[Stored records]
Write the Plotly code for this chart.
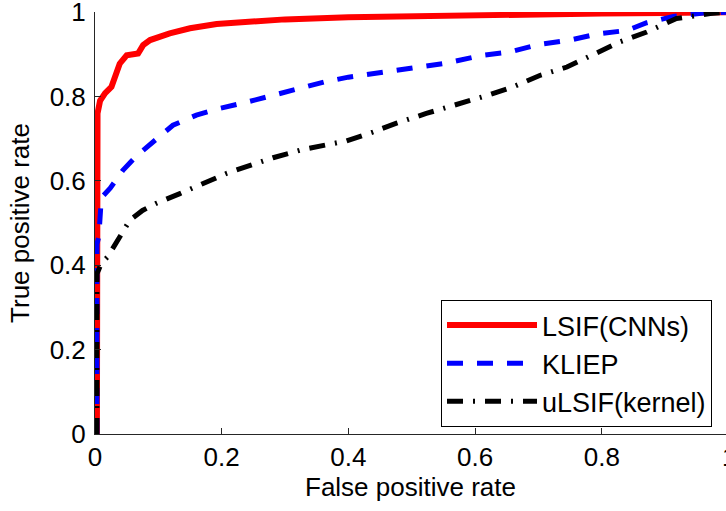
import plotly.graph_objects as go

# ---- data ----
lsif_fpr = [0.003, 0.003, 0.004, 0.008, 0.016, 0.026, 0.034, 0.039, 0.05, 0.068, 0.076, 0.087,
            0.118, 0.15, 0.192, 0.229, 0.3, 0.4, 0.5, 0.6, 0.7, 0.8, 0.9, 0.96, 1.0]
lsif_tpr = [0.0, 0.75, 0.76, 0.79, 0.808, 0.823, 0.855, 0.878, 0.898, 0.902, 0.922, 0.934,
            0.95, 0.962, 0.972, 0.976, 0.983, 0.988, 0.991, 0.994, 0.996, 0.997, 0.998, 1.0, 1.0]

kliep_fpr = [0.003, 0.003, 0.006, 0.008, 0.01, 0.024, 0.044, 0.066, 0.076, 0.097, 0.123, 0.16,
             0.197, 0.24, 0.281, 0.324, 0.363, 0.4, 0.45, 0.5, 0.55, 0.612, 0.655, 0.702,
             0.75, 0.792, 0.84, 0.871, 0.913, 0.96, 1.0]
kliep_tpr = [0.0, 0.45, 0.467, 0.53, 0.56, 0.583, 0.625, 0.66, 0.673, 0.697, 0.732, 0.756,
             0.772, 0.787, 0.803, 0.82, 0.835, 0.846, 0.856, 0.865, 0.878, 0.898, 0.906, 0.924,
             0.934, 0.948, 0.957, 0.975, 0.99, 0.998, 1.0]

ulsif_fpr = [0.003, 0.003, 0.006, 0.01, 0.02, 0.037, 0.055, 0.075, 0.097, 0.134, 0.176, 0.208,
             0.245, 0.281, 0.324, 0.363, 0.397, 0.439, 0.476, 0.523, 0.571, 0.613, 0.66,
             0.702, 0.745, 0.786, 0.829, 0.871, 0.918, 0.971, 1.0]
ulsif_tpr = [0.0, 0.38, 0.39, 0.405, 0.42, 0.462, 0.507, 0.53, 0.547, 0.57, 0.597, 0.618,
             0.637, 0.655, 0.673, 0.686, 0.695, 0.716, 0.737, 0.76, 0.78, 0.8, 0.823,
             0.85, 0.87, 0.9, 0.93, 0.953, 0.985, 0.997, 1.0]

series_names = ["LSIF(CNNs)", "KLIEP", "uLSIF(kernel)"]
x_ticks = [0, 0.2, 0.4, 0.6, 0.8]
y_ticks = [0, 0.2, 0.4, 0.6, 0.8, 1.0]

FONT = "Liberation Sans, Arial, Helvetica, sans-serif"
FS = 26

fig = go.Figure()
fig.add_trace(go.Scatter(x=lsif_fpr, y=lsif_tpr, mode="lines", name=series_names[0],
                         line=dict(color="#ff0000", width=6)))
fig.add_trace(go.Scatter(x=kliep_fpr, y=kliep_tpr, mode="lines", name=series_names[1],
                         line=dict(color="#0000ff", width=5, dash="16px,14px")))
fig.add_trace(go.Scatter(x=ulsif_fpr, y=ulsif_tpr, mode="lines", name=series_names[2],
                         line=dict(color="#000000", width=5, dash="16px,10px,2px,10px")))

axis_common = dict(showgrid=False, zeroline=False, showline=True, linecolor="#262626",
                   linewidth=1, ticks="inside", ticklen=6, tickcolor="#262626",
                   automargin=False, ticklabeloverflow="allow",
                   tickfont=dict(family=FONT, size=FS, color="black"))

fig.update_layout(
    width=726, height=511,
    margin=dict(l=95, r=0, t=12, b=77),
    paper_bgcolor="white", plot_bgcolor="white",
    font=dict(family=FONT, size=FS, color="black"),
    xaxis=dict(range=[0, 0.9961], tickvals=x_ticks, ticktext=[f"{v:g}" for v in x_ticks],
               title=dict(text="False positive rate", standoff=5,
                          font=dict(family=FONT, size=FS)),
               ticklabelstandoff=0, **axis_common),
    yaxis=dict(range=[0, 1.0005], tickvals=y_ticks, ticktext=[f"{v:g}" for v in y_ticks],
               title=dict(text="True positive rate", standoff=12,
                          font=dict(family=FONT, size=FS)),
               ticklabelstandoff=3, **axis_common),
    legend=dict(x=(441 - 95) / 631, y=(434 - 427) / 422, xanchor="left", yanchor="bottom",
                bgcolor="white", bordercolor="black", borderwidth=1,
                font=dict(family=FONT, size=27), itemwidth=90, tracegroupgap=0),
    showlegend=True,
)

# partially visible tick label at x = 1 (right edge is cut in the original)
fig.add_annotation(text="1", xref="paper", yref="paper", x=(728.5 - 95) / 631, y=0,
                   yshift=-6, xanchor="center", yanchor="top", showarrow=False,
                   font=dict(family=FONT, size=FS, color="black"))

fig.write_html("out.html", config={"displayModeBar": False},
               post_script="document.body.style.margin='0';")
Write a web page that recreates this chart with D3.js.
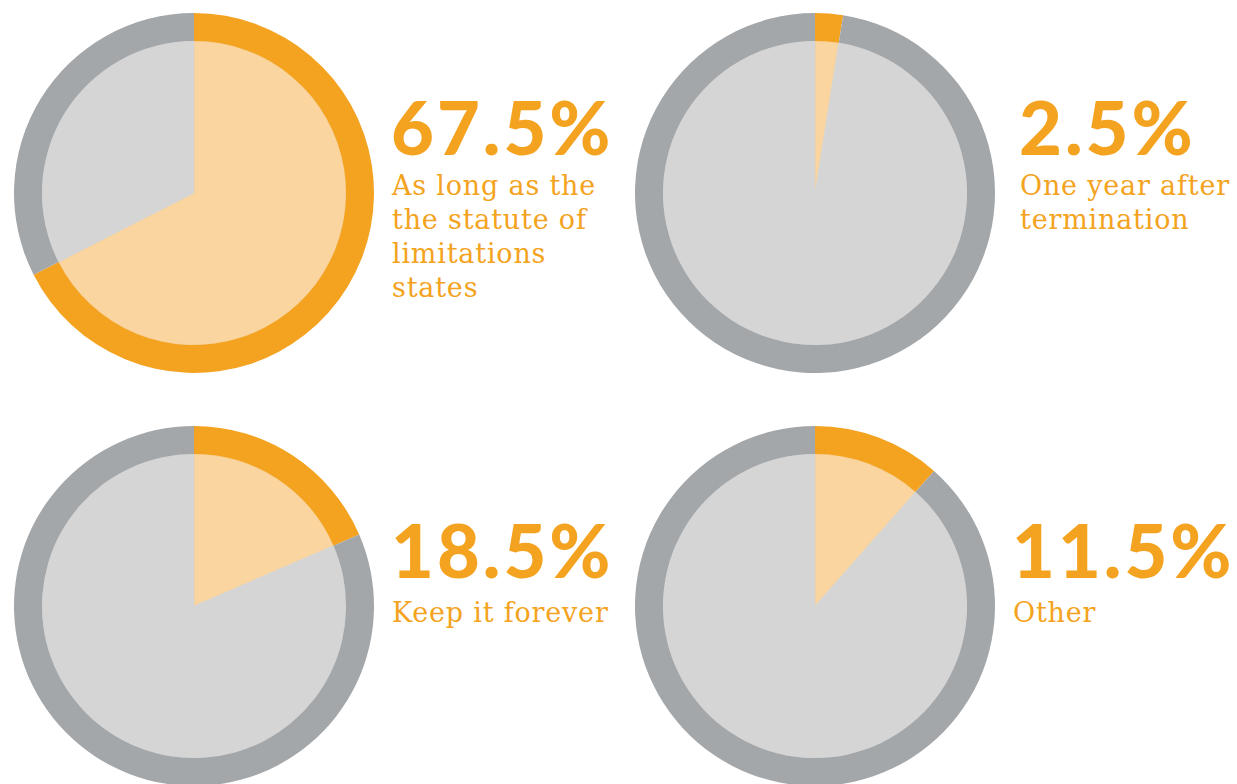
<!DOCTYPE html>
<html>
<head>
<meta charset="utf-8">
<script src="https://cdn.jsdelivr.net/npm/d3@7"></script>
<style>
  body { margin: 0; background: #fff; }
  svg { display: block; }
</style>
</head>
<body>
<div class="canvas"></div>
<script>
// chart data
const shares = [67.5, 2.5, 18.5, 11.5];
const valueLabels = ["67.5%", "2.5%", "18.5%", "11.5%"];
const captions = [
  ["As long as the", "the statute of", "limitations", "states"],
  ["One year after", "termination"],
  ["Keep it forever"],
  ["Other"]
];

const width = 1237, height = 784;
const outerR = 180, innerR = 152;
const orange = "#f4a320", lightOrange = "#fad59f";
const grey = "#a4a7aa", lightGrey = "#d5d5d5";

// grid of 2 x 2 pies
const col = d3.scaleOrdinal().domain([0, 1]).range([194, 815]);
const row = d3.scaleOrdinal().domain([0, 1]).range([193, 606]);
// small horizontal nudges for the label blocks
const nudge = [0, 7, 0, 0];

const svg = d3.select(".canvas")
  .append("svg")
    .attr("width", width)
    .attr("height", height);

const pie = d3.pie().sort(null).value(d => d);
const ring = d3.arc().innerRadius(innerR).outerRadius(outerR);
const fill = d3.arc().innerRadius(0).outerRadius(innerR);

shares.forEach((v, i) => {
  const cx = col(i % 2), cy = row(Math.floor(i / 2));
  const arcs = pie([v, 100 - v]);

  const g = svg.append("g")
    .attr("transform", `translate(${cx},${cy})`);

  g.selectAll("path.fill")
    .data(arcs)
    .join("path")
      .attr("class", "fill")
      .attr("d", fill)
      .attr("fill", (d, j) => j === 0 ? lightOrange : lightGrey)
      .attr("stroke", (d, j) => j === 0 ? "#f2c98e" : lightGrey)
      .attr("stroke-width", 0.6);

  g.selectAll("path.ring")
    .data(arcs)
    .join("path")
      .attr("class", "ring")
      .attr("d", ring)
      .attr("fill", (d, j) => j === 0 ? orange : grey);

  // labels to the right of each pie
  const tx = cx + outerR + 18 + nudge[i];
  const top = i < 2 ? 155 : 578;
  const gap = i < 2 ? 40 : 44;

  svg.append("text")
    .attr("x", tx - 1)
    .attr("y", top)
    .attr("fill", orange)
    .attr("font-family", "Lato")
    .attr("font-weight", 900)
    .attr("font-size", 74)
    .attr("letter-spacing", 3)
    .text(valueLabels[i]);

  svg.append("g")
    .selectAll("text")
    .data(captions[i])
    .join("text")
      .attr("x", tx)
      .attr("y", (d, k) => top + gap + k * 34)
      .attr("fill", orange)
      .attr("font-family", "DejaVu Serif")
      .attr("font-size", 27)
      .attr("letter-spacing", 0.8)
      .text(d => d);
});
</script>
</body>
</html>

(Goal of the exercise): Set down the complete material exactly, but do not include the images.

(Final result):
Write the Plotly code for this chart.
import plotly.graph_objects as go

# ---- data ----
lsif_fpr = [0.003, 0.003, 0.004, 0.008, 0.016, 0.026, 0.034, 0.039, 0.05, 0.068, 0.076, 0.087,
            0.118, 0.15, 0.192, 0.229, 0.3, 0.4, 0.5, 0.6, 0.7, 0.8, 0.9, 0.96, 1.0]
lsif_tpr = [0.0, 0.75, 0.76, 0.79, 0.808, 0.823, 0.855, 0.878, 0.898, 0.902, 0.922, 0.934,
            0.95, 0.962, 0.972, 0.976, 0.983, 0.988, 0.991, 0.994, 0.996, 0.997, 0.998, 1.0, 1.0]

kliep_fpr = [0.003, 0.003, 0.006, 0.008, 0.01, 0.024, 0.044, 0.066, 0.076, 0.097, 0.123, 0.16,
             0.197, 0.24, 0.281, 0.324, 0.363, 0.4, 0.45, 0.5, 0.55, 0.612, 0.655, 0.702,
             0.75, 0.792, 0.84, 0.871, 0.913, 0.96, 1.0]
kliep_tpr = [0.0, 0.45, 0.467, 0.53, 0.56, 0.583, 0.625, 0.66, 0.673, 0.697, 0.732, 0.756,
             0.772, 0.787, 0.803, 0.82, 0.835, 0.846, 0.856, 0.865, 0.878, 0.898, 0.906, 0.924,
             0.934, 0.948, 0.957, 0.975, 0.99, 0.998, 1.0]

ulsif_fpr = [0.003, 0.003, 0.006, 0.01, 0.02, 0.037, 0.055, 0.075, 0.097, 0.134, 0.176, 0.208,
             0.245, 0.281, 0.324, 0.363, 0.397, 0.439, 0.476, 0.523, 0.571, 0.613, 0.66,
             0.702, 0.745, 0.786, 0.829, 0.871, 0.918, 0.971, 1.0]
ulsif_tpr = [0.0, 0.38, 0.39, 0.405, 0.42, 0.462, 0.507, 0.53, 0.547, 0.57, 0.597, 0.618,
             0.637, 0.655, 0.673, 0.686, 0.695, 0.716, 0.737, 0.76, 0.78, 0.8, 0.823,
             0.85, 0.87, 0.9, 0.93, 0.953, 0.985, 0.997, 1.0]

series_names = ["LSIF(CNNs)", "KLIEP", "uLSIF(kernel)"]
x_ticks = [0, 0.2, 0.4, 0.6, 0.8]
y_ticks = [0, 0.2, 0.4, 0.6, 0.8, 1.0]

FONT = "Liberation Sans, Arial, Helvetica, sans-serif"
FS = 26

fig = go.Figure()
fig.add_trace(go.Scatter(x=lsif_fpr, y=lsif_tpr, mode="lines", name=series_names[0],
                         line=dict(color="#ff0000", width=6)))
fig.add_trace(go.Scatter(x=kliep_fpr, y=kliep_tpr, mode="lines", name=series_names[1],
                         line=dict(color="#0000ff", width=5, dash="16px,14px")))
fig.add_trace(go.Scatter(x=ulsif_fpr, y=ulsif_tpr, mode="lines", name=series_names[2],
                         line=dict(color="#000000", width=5, dash="16px,10px,2px,10px")))

axis_common = dict(showgrid=False, zeroline=False, showline=True, linecolor="#262626",
                   linewidth=1, ticks="inside", ticklen=6, tickcolor="#262626",
                   automargin=False, ticklabeloverflow="allow",
                   tickfont=dict(family=FONT, size=FS, color="black"))

fig.update_layout(
    width=726, height=511,
    margin=dict(l=95, r=0, t=12, b=77),
    paper_bgcolor="white", plot_bgcolor="white",
    font=dict(family=FONT, size=FS, color="black"),
    xaxis=dict(range=[0, 0.9961], tickvals=x_ticks, ticktext=[f"{v:g}" for v in x_ticks],
               title=dict(text="False positive rate", standoff=5,
                          font=dict(family=FONT, size=FS)),
               ticklabelstandoff=0, **axis_common),
    yaxis=dict(range=[0, 1.0005], tickvals=y_ticks, ticktext=[f"{v:g}" for v in y_ticks],
               title=dict(text="True positive rate", standoff=12,
                          font=dict(family=FONT, size=FS)),
               ticklabelstandoff=3, **axis_common),
    legend=dict(x=(441 - 95) / 631, y=(434 - 427) / 422, xanchor="left", yanchor="bottom",
                bgcolor="white", bordercolor="black", borderwidth=1,
                font=dict(family=FONT, size=27), itemwidth=90, tracegroupgap=0),
    showlegend=True,
)

# partially visible tick label at x = 1 (right edge is cut in the original)
fig.add_annotation(text="1", xref="paper", yref="paper", x=(728.5 - 95) / 631, y=0,
                   yshift=-6, xanchor="center", yanchor="top", showarrow=False,
                   font=dict(family=FONT, size=FS, color="black"))

fig.write_html("out.html", config={"displayModeBar": False},
               post_script="document.body.style.margin='0';")
Write a web page that recreates this chart with D3.js.
<!DOCTYPE html>
<html>
<head>
<meta charset="utf-8">
<script src="https://cdn.jsdelivr.net/npm/d3@7"></script>
<style>
  body { margin: 0; background: #fff; }
  svg { display: block; }
</style>
</head>
<body>
<div class="canvas"></div>
<script>
// chart data
const shares = [67.5, 2.5, 18.5, 11.5];
const valueLabels = ["67.5%", "2.5%", "18.5%", "11.5%"];
const captions = [
  ["As long as the", "the statute of", "limitations", "states"],
  ["One year after", "termination"],
  ["Keep it forever"],
  ["Other"]
];

const width = 1237, height = 784;
const outerR = 180, innerR = 152;
const orange = "#f4a320", lightOrange = "#fad59f";
const grey = "#a4a7aa", lightGrey = "#d5d5d5";

// grid of 2 x 2 pies
const col = d3.scaleOrdinal().domain([0, 1]).range([194, 815]);
const row = d3.scaleOrdinal().domain([0, 1]).range([193, 606]);
// small horizontal nudges for the label blocks
const nudge = [0, 7, 0, 0];

const svg = d3.select(".canvas")
  .append("svg")
    .attr("width", width)
    .attr("height", height);

const pie = d3.pie().sort(null).value(d => d);
const ring = d3.arc().innerRadius(innerR).outerRadius(outerR);
const fill = d3.arc().innerRadius(0).outerRadius(innerR);

shares.forEach((v, i) => {
  const cx = col(i % 2), cy = row(Math.floor(i / 2));
  const arcs = pie([v, 100 - v]);

  const g = svg.append("g")
    .attr("transform", `translate(${cx},${cy})`);

  g.selectAll("path.fill")
    .data(arcs)
    .join("path")
      .attr("class", "fill")
      .attr("d", fill)
      .attr("fill", (d, j) => j === 0 ? lightOrange : lightGrey)
      .attr("stroke", (d, j) => j === 0 ? "#f2c98e" : lightGrey)
      .attr("stroke-width", 0.6);

  g.selectAll("path.ring")
    .data(arcs)
    .join("path")
      .attr("class", "ring")
      .attr("d", ring)
      .attr("fill", (d, j) => j === 0 ? orange : grey);

  // labels to the right of each pie
  const tx = cx + outerR + 18 + nudge[i];
  const top = i < 2 ? 155 : 578;
  const gap = i < 2 ? 40 : 44;

  svg.append("text")
    .attr("x", tx - 1)
    .attr("y", top)
    .attr("fill", orange)
    .attr("font-family", "Lato")
    .attr("font-weight", 900)
    .attr("font-size", 74)
    .attr("letter-spacing", 3)
    .text(valueLabels[i]);

  svg.append("g")
    .selectAll("text")
    .data(captions[i])
    .join("text")
      .attr("x", tx)
      .attr("y", (d, k) => top + gap + k * 34)
      .attr("fill", orange)
      .attr("font-family", "DejaVu Serif")
      .attr("font-size", 27)
      .attr("letter-spacing", 0.8)
      .text(d => d);
});
</script>
</body>
</html>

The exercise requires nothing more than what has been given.